I live in a small college town and our years as a community are marked by the arrivals and departures of college students with their backpacks, dorm refrigerators, posters, books, futons and bikes. They come every year with their life's belongings packed to the brim of a Honda or Jeep Cherokee. And every year I have seen them unpacking load after load of stuff and sometimes I have gotten nostalgic for my own college days--both real and imagined. I have been reminiscent and maybe slightly wistful to still be in those college students' shoes and to return to that place of being so carefree and full of the excitement of having every possibility ahead of you. And just to be so daggum young.

Something changed two years ago in the early fall. I remember distinctly that Husband of Mine and I were taking a walk with the kids in August during the college drop-off weekend before school began. And without realizing the subtlety, I saw those parents unloading cars and trying to be cheerful and hugging their kids for just a few seconds too long and I remember getting teary-eyed and thinking, how must that feel to let them go and send them away from you where you can't watch over and make sure they eat their vegetables and wear their seatbelts and you can't hear them laugh everyday or touch their hair.

Or protect them from earthquakes.

I think that was the day that I actually became a parent--two years after giving birth to two children.
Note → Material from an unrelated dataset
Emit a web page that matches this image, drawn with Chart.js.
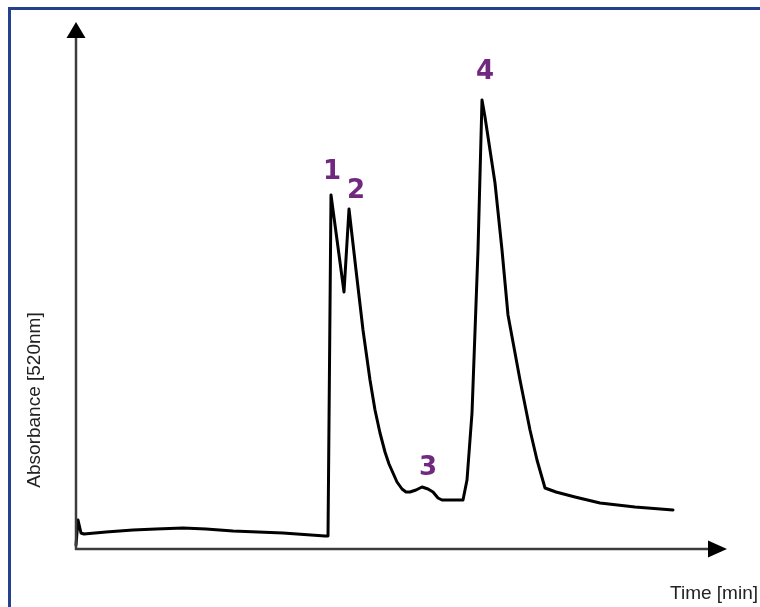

I saw those students come to campus that August and I related more to their parents than I did to the students themselves.

I see those children in Haiti and I think of their mothers and their fathers. I pray for them.

The difference is now I am a mother.

Viva la Haiti.

Ciao a tutti.

1 comment:

  1. Nice post. I completely relate to that bittersweet transition we make from identifying as a kid to identifying as a parent. It makes me feel old that I relate more to the American Idol parents than the contestants, but a parent's love and heart break for their kid - be the kid a dreamer, student, or lost soul - is certainly real and shared by mothers the world over.